I need to get rid of the stairs in the image as otherwise they will end up part of the VBL. Using the Rectangle Select tool I select and delete the stairs from the map. Having snap-to-grid enabled makes this simple to do without going too small or too large. Remember, this image is just a mask to create the VBL from; we're not changing the map itself. After that I switch to the Fuzzy Select tool and then click on a white floor area in the map to select all the remaining white areas. Hit delete and all of the floor area is cleared. Click again in one of the previously cleared stair areas to select all of the floor. The black areas that remain will be used to create the VBL for the map inside MapTool. I've left the little projections, that Donjon refers to as arches, to show where the doors should be but they could be deleted and doors placed wherever looks good.

Floor & Stairs Removed In GIMP

At this point the mask image could be saved out and used as is. However, I prefer to have part of the walls visible when I do my dungeons. To get that I am going to grow the selection by 5 pixels using Grow from the Select menu. Once the selection has been increased, I hit delete and remove that extra bit of the walls. Now I select File -> Export As... from the File menu and save it alongside my dungeon map as VBL Mask.png.

Using the Mask in MapTool

Now I'm ready to bring my map into MapTool and use the mask image to create the VBL. I create a new map in MapTool with 50 pixels/grid as that is what my map file is using. I grab the textured version of the map I saved out above and drop it on the Background layer of my map. Once I have it placed where I want it I drop my VBL Mask file on top of it. Then position it so the clear area of my mask is lined up with the map.

Map With Mask On Top.

I double-click on the mask to open the Edit Token dialog and then select the VBL tab. Cranking VBL Sensitivity to 255, I click on Generate Token VBL and there is my yellow Token VBL.

VBL Generated

Now I click on Move VBL to Map to transfer the VBL to the map.
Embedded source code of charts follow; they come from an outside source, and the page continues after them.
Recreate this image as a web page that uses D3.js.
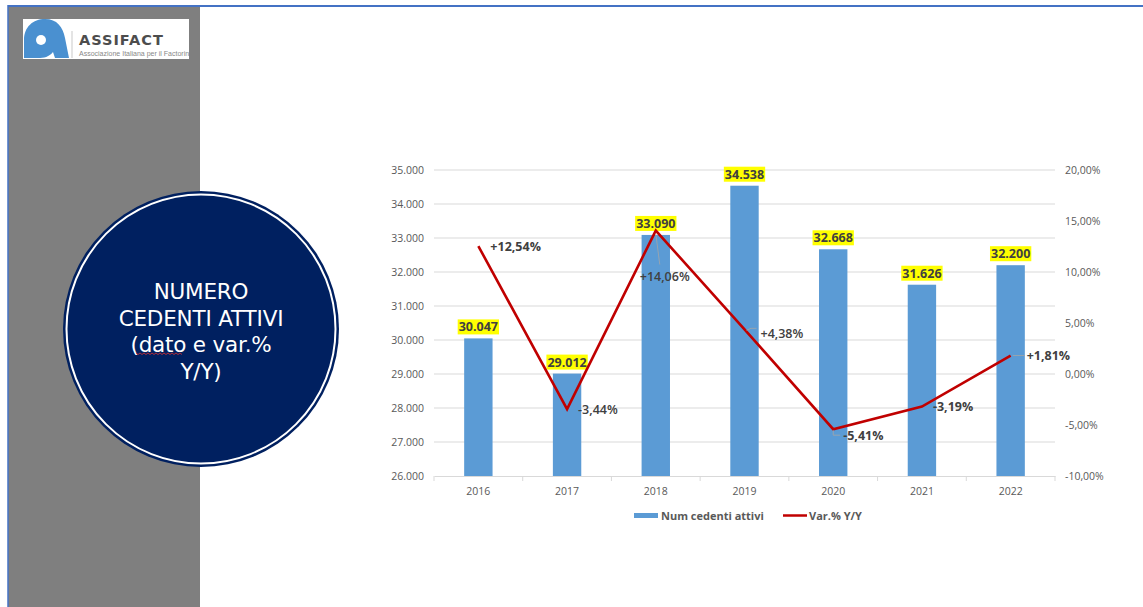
<!DOCTYPE html>
<html><head><meta charset="utf-8">
<script src="https://cdn.jsdelivr.net/npm/d3@7"></script>
<style>
html,body{margin:0;padding:0;background:#fff;}
svg{display:block;}
</style></head>
<body>
<svg id="c" width="1143" height="607"></svg>
<script>
const years = ["2016","2017","2018","2019","2020","2021","2022"];
const cedenti = [30047, 29012, 33090, 34538, 32668, 31626, 32200];
const varYY = [12.54, -3.44, 14.06, 4.38, -5.41, -3.19, 1.81];
const leftTicks = [26000,27000,28000,29000,30000,31000,32000,33000,34000,35000];
const rightTicks = [-10,-5,0,5,10,15,20];
const seriesNames = ["Num cedenti attivi","Var.% Y/Y"];
const titleLines = ["NUMERO","CEDENTI ATTIVI","(dato e var.%","Y/Y)"];

const it = d3.formatLocale({decimal:",",thousands:".",grouping:[3],currency:["€",""],minus:"-"});
const fmtN = it.format(",d");
const fmtP = v => it.format(".2f")(v) + "%";
const fmtS = v => (v>=0?"+":"") + it.format(".2f")(v) + "%";

const svg = d3.select("#c");
const FONT = "'Open Sans', 'Liberation Sans', sans-serif";

// frame
svg.append("rect").attr("x",8).attr("y",6).attr("width",192).attr("height",601).attr("fill","#7f7f7f");
svg.append("line").attr("x1",8).attr("x2",1143).attr("y1",6).attr("y2",6).attr("stroke","#4472c4").attr("stroke-width",2);
svg.append("line").attr("x1",8).attr("x2",8).attr("y1",5).attr("y2",607).attr("stroke","#4472c4").attr("stroke-width",1.5);

// logo
const lg = svg.append("g");
lg.append("rect").attr("x",23).attr("y",19).attr("width",166).attr("height",40).attr("fill","#fff");
lg.append("path").attr("d","M24,58 L24,40 C24,27 33,19 45,19 C57,19 63,27 65,38 L69,58 L55,58 L53,52 C49,57 44,58 38,58 Z").attr("fill","#4a90d0");
lg.append("circle").attr("cx",41).attr("cy",40).attr("r",5).attr("fill","#fff");
lg.append("line").attr("x1",72).attr("x2",72).attr("y1",31).attr("y2",58).attr("stroke","#bbb").attr("stroke-width",0.8);
lg.append("text").attr("x",79).attr("y",45).attr("font-family","'DejaVu Sans', sans-serif").attr("font-weight","bold").attr("font-size",14.5).attr("letter-spacing",1).attr("fill","#4d4d4d").text("ASSIFACT");
const cl = svg.append("clipPath").attr("id","lc");
cl.append("rect").attr("x",23).attr("y",19).attr("width",166).attr("height",40);
lg.append("text").attr("x",79).attr("y",56).attr("clip-path","url(#lc)").attr("font-family","'Liberation Sans Narrow', 'Liberation Sans', sans-serif").attr("font-size",7).attr("fill","#888").text("Associazione Italiana per il Factoring");

// circle
const cx=201, cy=329;
svg.append("circle").attr("cx",cx).attr("cy",cy).attr("r",138).attr("fill","#002060");
svg.append("circle").attr("cx",cx).attr("cy",cy).attr("r",134.5).attr("fill","none").attr("stroke","#fff").attr("stroke-width",2);
const tt = svg.append("text").attr("text-anchor","middle").attr("font-family","'DejaVu Sans', sans-serif").attr("font-size",21.5).attr("letter-spacing",-0.2).attr("fill","#fff");
titleLines.forEach((t,i)=>{
  tt.append("tspan").attr("x",cx).attr("y",299+i*26.5).text(t);
});
// spell underline
svg.append("path").attr("d", d3.range(0,48,2).map((d,i)=>(i?"L":"M")+(136+d)+","+(353+(i%2?1.5:0))).join("")).attr("stroke","#e03030").attr("stroke-width",0.8).attr("fill","none");

// chart
const x = d3.scaleBand().domain(years).range([434,1055]).paddingInner(0.68).paddingOuter(0.34);
const yL = d3.scaleLinear().domain([26000,35000]).range([476,170]);
const yR = d3.scaleLinear().domain([-10,20]).range([476,170]);

const grid = svg.append("g");
grid.selectAll("line").data(leftTicks.slice(1)).join("line")
  .attr("x1",434).attr("x2",1055).attr("y1",d=>yL(d)).attr("y2",d=>yL(d))
  .attr("stroke","#d9d9d9").attr("stroke-width",1);

const axL = svg.append("g").attr("transform","translate(434,0)")
  .call(d3.axisLeft(yL).tickValues(leftTicks).tickFormat(fmtN).tickSize(0).tickPadding(10));
axL.select(".domain").remove();
axL.selectAll("text").attr("font-family",FONT).attr("font-size",10.5).attr("fill","#595959");

const axR = svg.append("g").attr("transform","translate(1055,0)")
  .call(d3.axisRight(yR).tickValues(rightTicks).tickFormat(fmtP).tickSize(0).tickPadding(10));
axR.select(".domain").remove();
axR.selectAll("text").attr("font-family",FONT).attr("font-size",10.5).attr("fill","#595959");

// bottom axis
const axB = svg.append("g").attr("transform","translate(0,476)")
  .call(d3.axisBottom(x).tickSize(0).tickPadding(12));
axB.select(".domain").attr("stroke","#d9d9d9");
axB.selectAll("text").attr("font-family",FONT).attr("font-size",10.5).attr("fill","#595959");
const step = x.step();
svg.append("g").selectAll("line").data(d3.range(years.length+1)).join("line")
  .attr("x1",d=>434+d*step).attr("x2",d=>434+d*step).attr("y1",476).attr("y2",481)
  .attr("stroke","#d9d9d9");

// bars
svg.append("g").selectAll("rect").data(years).join("rect")
  .attr("x",d=>x(d)).attr("width",x.bandwidth())
  .attr("y",(d,i)=>yL(cedenti[i])).attr("height",(d,i)=>476-yL(cedenti[i]))
  .attr("fill","#5b9bd5");

// bar labels
const bl = svg.append("g");
years.forEach((d,i)=>{
  const g = bl.append("g");
  const t = g.append("text").attr("x",x(d)+x.bandwidth()/2).attr("y",yL(cedenti[i])-7)
    .attr("text-anchor","middle").attr("font-family",FONT).attr("font-weight","bold").attr("font-size",12.5)
    .attr("fill","#404040").text(fmtN(cedenti[i]));
  const b = t.node().getBBox();
  g.insert("rect","text").attr("x",b.x-1).attr("y",b.y+1).attr("width",b.width+2).attr("height",b.height-2).attr("fill","#ffff00");
});

// line
const cxp = d => x(d)+x.bandwidth()/2;
const line = d3.line().x(d=>cxp(d)).y((d,i)=>yR(varYY[i]));
svg.append("path").datum(years).attr("d",line).attr("fill","none").attr("stroke","#c00000").attr("stroke-width",2.6).attr("stroke-linejoin","miter");

// line labels (offsets are label placement, values come from data)
const lblOff = [[12,1,true],[11,1,false],[-16,46,false],[16,4,false],[10,6,true],[11,0,true],[16,0,true]];
// leader lines
const lead = svg.append("g").attr("stroke","#a6a6a6").attr("fill","none").attr("stroke-width",0.8);
lead.append("line").attr("x1",cxp("2018")).attr("y1",yR(varYY[2])+3).attr("x2",cxp("2018")+4).attr("y2",yR(varYY[2])+34);
lead.append("path").attr("d",`M${cxp("2019")+2},${yR(varYY[3])+1} Q${cxp("2019")+6},${yR(varYY[3])-2} ${cxp("2019")+12},${yR(varYY[3])-1}`);
lead.append("path").attr("d",`M${cxp("2020")},${yR(varYY[4])+1} L${cxp("2020")},${yR(varYY[4])+6} L${cxp("2020")+7},${yR(varYY[4])+6}`);
lead.append("line").attr("x1",cxp("2022")+2).attr("y1",yR(varYY[6])).attr("x2",cxp("2022")+14).attr("y2",yR(varYY[6]));

svg.append("g").selectAll("text").data(years).join("text")
  .attr("x",(d,i)=>cxp(d)+lblOff[i][0]).attr("y",(d,i)=>yR(varYY[i])+lblOff[i][1])
  .attr("dy","0.35em").attr("font-family",FONT).attr("font-size",12.5)
  .attr("font-weight",(d,i)=>lblOff[i][2]?"bold":"600")
  .attr("fill","#404040").text((d,i)=>fmtS(varYY[i]));

// legend
const lgd = svg.append("g").attr("font-family",FONT).attr("font-size",11).attr("font-weight","bold").attr("fill","#595959");
lgd.append("rect").attr("x",634).attr("y",513).attr("width",24).attr("height",5).attr("fill","#5b9bd5");
lgd.append("text").attr("x",661).attr("y",516).attr("dy","0.35em").text(seriesNames[0]);
lgd.append("line").attr("x1",783).attr("x2",807).attr("y1",515.5).attr("y2",515.5).attr("stroke","#c00000").attr("stroke-width",2.5);
lgd.append("text").attr("x",809).attr("y",516).attr("dy","0.35em").text(seriesNames[1]);
</script>
</body></html>
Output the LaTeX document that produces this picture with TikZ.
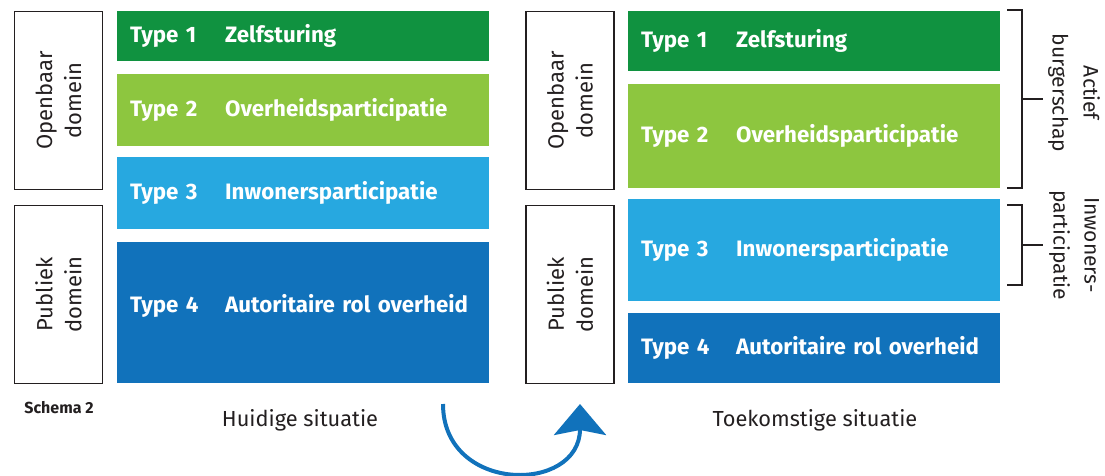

In my case I have Erase Source VBL selected but it isn't important as we are going to delete the mask background stamp anyway. Once the VBL has been transferred to the map, delete the mask stamp.

Map with VBL

Result

If you look closely, you can see the walls sticking out just slightly from the VBL. My players like to be able to tell if a corridor continues past their sight distance or if it has ended in a wall or turn. Finally, I turn on Fog of War, set the map vision to Night and drop in a token with sight and a light source.